Written instruction —
Reproduce the listing below character for character; drop every image.
[Begin Raw data]
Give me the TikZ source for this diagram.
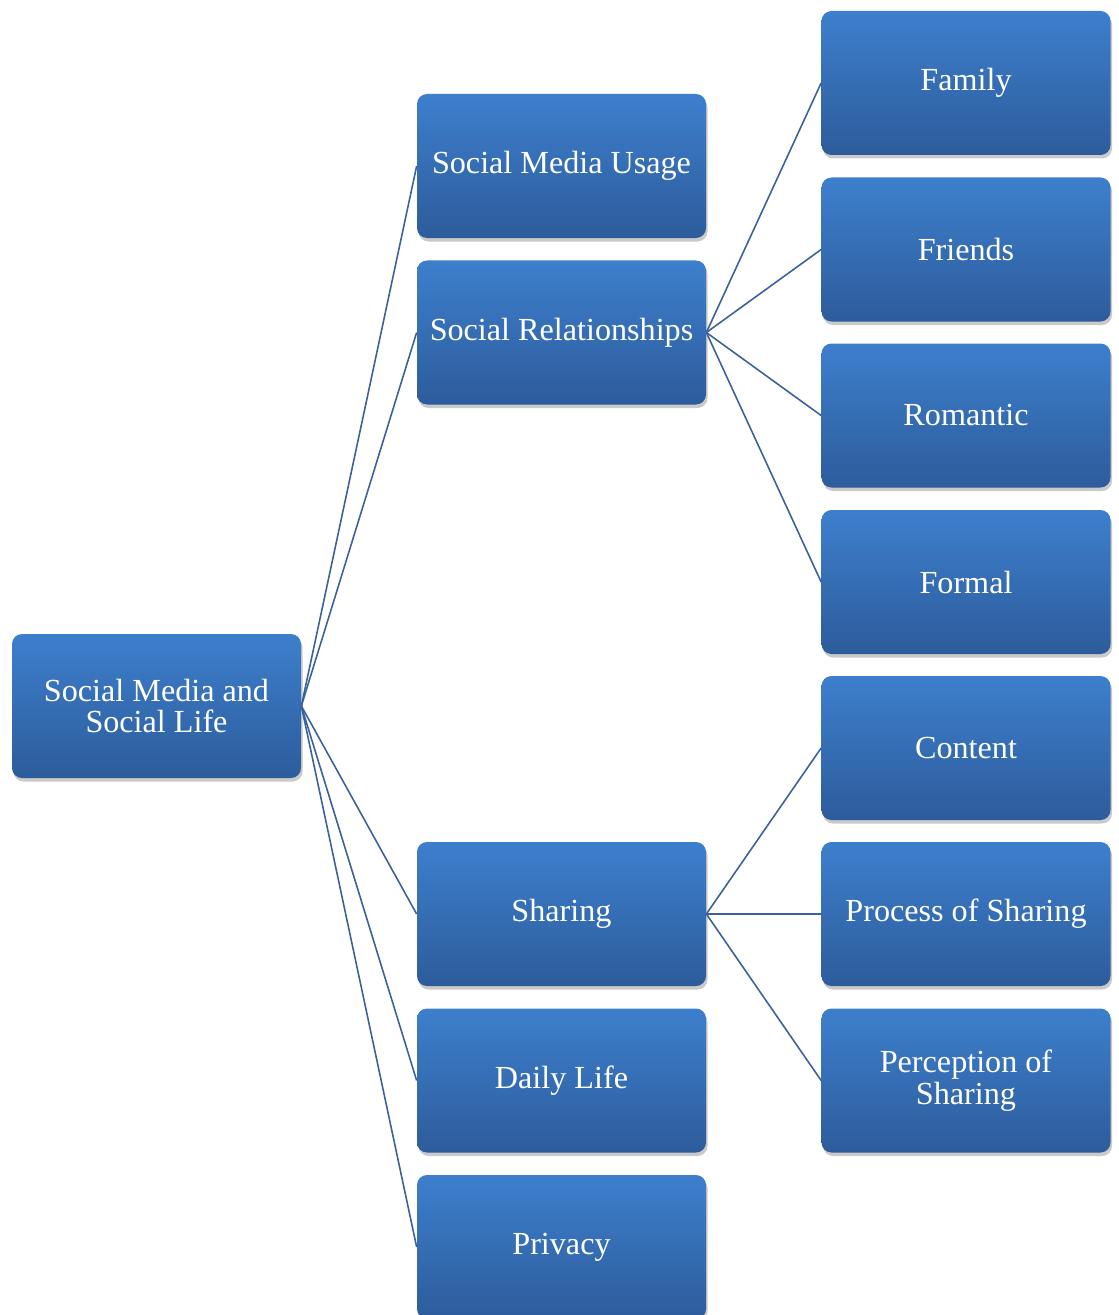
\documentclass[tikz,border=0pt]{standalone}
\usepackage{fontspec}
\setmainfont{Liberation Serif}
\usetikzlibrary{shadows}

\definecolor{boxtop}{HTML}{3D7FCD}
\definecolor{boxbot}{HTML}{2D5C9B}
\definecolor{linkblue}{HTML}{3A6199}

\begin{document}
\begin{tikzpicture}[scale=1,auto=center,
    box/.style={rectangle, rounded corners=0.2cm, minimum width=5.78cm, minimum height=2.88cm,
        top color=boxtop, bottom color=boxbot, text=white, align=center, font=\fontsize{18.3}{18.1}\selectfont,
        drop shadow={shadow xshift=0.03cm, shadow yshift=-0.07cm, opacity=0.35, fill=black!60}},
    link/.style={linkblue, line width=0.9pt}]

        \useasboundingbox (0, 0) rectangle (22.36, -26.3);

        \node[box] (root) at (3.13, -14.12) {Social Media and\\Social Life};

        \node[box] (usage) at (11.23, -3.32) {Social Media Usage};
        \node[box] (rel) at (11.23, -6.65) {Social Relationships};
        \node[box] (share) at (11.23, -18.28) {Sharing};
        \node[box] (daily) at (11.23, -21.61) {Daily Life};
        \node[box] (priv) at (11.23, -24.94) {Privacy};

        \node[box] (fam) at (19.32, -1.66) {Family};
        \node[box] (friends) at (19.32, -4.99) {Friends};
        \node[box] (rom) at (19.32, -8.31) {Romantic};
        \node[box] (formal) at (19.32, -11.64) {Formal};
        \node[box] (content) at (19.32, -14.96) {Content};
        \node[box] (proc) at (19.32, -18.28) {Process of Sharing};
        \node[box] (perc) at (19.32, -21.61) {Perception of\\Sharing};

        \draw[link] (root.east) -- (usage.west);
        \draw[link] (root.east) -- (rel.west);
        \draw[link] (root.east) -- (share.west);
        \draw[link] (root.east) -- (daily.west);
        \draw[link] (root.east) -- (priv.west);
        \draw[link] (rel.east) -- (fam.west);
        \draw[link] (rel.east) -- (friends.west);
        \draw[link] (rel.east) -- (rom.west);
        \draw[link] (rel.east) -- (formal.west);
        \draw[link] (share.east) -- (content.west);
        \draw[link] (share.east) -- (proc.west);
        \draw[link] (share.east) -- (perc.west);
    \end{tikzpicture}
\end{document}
[End Raw data]
Task output —
Give me the TikZ source for this diagram.
\documentclass[tikz,border=0pt]{standalone}
\usepackage{fontspec}
\setmainfont{Liberation Serif}
\usetikzlibrary{shadows}

\definecolor{boxtop}{HTML}{3D7FCD}
\definecolor{boxbot}{HTML}{2D5C9B}
\definecolor{linkblue}{HTML}{3A6199}

\begin{document}
\begin{tikzpicture}[scale=1,auto=center,
    box/.style={rectangle, rounded corners=0.2cm, minimum width=5.78cm, minimum height=2.88cm,
        top color=boxtop, bottom color=boxbot, text=white, align=center, font=\fontsize{18.3}{18.1}\selectfont,
        drop shadow={shadow xshift=0.03cm, shadow yshift=-0.07cm, opacity=0.35, fill=black!60}},
    link/.style={linkblue, line width=0.9pt}]

        \useasboundingbox (0, 0) rectangle (22.36, -26.3);

        \node[box] (root) at (3.13, -14.12) {Social Media and\\Social Life};

        \node[box] (usage) at (11.23, -3.32) {Social Media Usage};
        \node[box] (rel) at (11.23, -6.65) {Social Relationships};
        \node[box] (share) at (11.23, -18.28) {Sharing};
        \node[box] (daily) at (11.23, -21.61) {Daily Life};
        \node[box] (priv) at (11.23, -24.94) {Privacy};

        \node[box] (fam) at (19.32, -1.66) {Family};
        \node[box] (friends) at (19.32, -4.99) {Friends};
        \node[box] (rom) at (19.32, -8.31) {Romantic};
        \node[box] (formal) at (19.32, -11.64) {Formal};
        \node[box] (content) at (19.32, -14.96) {Content};
        \node[box] (proc) at (19.32, -18.28) {Process of Sharing};
        \node[box] (perc) at (19.32, -21.61) {Perception of\\Sharing};

        \draw[link] (root.east) -- (usage.west);
        \draw[link] (root.east) -- (rel.west);
        \draw[link] (root.east) -- (share.west);
        \draw[link] (root.east) -- (daily.west);
        \draw[link] (root.east) -- (priv.west);
        \draw[link] (rel.east) -- (fam.west);
        \draw[link] (rel.east) -- (friends.west);
        \draw[link] (rel.east) -- (rom.west);
        \draw[link] (rel.east) -- (formal.west);
        \draw[link] (share.east) -- (content.west);
        \draw[link] (share.east) -- (proc.west);
        \draw[link] (share.east) -- (perc.west);
    \end{tikzpicture}
\end{document}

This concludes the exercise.